§ **Material provided**
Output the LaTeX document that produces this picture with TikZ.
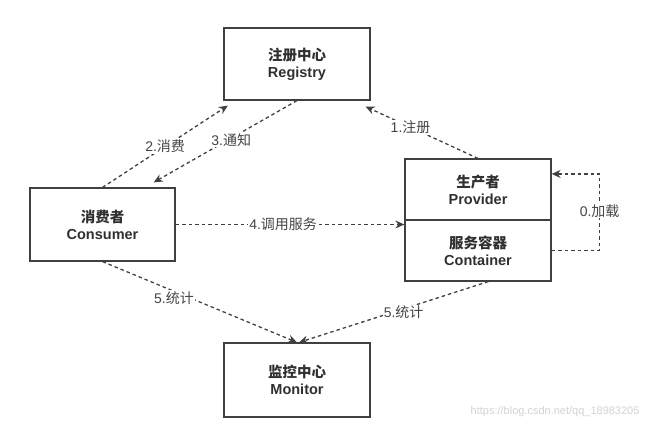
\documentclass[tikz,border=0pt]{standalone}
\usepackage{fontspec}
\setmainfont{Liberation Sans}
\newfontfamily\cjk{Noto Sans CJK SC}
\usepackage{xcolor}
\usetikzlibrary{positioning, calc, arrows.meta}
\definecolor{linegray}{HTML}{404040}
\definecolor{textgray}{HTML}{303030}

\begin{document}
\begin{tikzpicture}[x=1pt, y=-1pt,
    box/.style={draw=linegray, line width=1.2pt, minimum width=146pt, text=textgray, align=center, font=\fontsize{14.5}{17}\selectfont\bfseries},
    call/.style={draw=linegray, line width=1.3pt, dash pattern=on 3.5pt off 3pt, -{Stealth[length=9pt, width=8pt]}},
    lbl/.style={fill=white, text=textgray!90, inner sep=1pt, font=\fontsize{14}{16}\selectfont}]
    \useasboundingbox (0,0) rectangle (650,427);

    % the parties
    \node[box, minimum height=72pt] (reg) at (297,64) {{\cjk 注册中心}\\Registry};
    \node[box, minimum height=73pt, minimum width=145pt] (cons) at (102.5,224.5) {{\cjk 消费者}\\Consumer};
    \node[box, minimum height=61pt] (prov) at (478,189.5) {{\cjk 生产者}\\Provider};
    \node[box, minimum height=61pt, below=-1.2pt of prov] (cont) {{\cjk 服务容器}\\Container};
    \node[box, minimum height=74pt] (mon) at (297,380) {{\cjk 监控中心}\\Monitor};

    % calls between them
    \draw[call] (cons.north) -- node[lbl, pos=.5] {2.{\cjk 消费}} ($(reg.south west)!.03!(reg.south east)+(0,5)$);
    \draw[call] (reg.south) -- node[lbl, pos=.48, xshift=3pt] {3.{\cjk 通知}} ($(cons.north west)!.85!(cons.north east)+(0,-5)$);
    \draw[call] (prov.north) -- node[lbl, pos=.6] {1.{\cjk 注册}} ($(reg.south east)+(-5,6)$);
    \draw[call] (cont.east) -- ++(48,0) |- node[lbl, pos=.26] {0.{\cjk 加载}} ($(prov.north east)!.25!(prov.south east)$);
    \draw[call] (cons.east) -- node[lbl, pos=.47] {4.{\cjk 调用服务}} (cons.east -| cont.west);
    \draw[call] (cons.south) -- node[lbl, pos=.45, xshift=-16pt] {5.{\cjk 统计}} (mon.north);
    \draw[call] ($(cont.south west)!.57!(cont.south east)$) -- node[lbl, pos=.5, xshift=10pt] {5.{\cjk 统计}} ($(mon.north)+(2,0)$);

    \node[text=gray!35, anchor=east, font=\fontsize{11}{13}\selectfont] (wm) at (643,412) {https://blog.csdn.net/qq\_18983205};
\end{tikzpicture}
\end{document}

--

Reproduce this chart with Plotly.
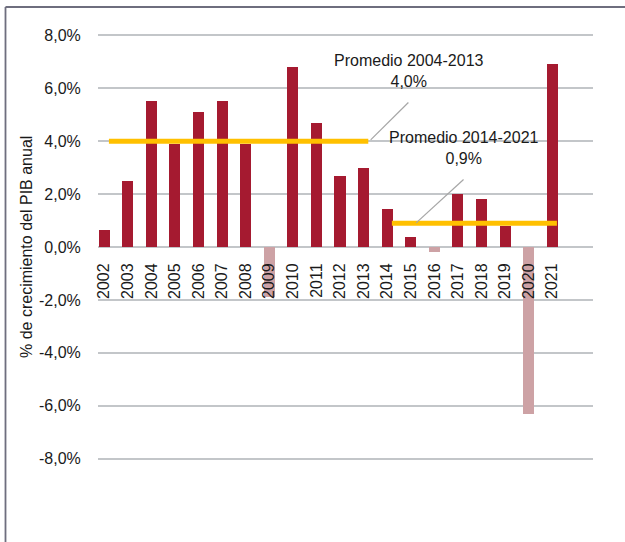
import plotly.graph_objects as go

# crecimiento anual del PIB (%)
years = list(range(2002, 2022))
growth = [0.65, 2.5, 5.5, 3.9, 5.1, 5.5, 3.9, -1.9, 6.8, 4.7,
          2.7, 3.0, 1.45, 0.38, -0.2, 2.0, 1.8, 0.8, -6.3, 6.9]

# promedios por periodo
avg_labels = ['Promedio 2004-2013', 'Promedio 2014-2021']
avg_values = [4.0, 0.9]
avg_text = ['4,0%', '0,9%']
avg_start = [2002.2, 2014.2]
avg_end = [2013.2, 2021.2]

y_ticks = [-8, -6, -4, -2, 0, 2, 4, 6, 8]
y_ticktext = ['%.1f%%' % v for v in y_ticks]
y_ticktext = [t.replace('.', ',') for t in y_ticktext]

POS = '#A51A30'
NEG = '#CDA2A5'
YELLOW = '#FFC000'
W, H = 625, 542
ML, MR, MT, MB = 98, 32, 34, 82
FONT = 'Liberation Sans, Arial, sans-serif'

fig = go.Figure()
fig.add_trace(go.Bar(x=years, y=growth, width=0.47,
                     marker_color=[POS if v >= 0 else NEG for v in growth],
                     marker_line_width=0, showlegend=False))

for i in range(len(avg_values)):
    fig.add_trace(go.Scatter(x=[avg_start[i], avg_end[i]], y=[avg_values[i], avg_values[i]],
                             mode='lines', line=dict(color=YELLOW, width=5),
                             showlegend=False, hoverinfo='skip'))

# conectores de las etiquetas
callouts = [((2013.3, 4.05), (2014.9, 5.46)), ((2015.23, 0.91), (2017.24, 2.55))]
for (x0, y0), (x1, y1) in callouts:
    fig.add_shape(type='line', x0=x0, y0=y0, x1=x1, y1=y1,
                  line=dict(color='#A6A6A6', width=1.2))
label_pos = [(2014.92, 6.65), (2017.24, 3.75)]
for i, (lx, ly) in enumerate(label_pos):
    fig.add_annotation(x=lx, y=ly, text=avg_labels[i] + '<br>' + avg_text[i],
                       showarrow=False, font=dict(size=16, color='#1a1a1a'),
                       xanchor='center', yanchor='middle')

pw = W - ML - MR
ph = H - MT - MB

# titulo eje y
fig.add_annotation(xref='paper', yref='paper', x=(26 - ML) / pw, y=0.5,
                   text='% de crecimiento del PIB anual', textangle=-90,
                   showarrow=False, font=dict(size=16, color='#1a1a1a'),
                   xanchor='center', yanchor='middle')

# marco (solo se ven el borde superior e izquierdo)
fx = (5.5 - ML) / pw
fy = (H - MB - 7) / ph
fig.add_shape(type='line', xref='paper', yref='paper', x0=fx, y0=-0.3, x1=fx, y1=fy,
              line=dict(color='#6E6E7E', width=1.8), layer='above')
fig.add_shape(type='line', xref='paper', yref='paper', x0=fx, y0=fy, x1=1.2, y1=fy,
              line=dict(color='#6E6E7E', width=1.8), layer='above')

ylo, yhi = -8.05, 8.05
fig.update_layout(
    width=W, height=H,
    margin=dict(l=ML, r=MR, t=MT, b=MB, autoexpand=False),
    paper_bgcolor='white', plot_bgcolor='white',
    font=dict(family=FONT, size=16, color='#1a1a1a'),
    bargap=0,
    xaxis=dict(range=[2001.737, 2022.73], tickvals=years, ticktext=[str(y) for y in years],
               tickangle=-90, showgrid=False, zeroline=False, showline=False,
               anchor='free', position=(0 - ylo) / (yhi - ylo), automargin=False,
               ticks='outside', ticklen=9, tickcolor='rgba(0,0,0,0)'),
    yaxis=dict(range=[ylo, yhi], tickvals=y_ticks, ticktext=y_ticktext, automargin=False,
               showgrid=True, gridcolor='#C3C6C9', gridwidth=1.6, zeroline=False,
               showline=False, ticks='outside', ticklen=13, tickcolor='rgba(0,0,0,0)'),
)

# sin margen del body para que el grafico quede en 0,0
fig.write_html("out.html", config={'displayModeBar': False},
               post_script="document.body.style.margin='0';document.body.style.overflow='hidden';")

==

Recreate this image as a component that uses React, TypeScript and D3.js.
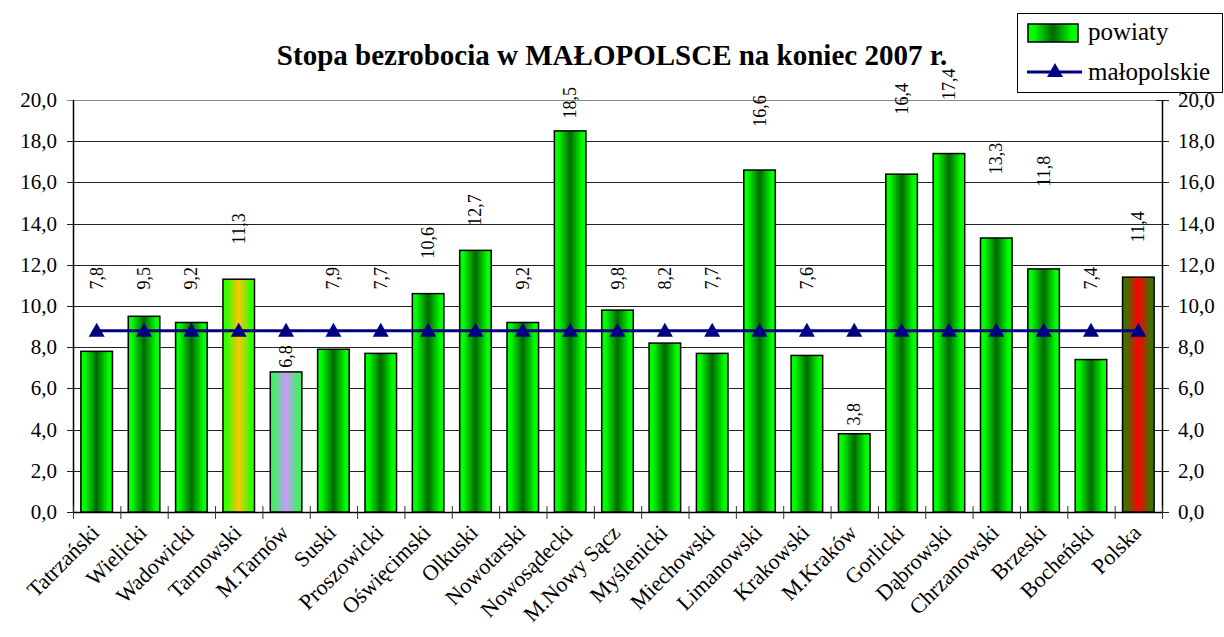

§ **Set exercise**
From the records above, copy exactly the stretch from the line holding "Output the LaTeX" through the line holding "(0,0) rectangle (650,427);", both ends included, without the pictures.

§ **Result for this task**
Output the LaTeX document that produces this picture with TikZ.
\documentclass[tikz,border=0pt]{standalone}
\usepackage{fontspec}
\setmainfont{Liberation Sans}
\newfontfamily\cjk{Noto Sans CJK SC}
\usepackage{xcolor}
\usetikzlibrary{positioning, calc, arrows.meta}
\definecolor{linegray}{HTML}{404040}
\definecolor{textgray}{HTML}{303030}

\begin{document}
\begin{tikzpicture}[x=1pt, y=-1pt,
    box/.style={draw=linegray, line width=1.2pt, minimum width=146pt, text=textgray, align=center, font=\fontsize{14.5}{17}\selectfont\bfseries},
    call/.style={draw=linegray, line width=1.3pt, dash pattern=on 3.5pt off 3pt, -{Stealth[length=9pt, width=8pt]}},
    lbl/.style={fill=white, text=textgray!90, inner sep=1pt, font=\fontsize{14}{16}\selectfont}]
    \useasboundingbox (0,0) rectangle (650,427);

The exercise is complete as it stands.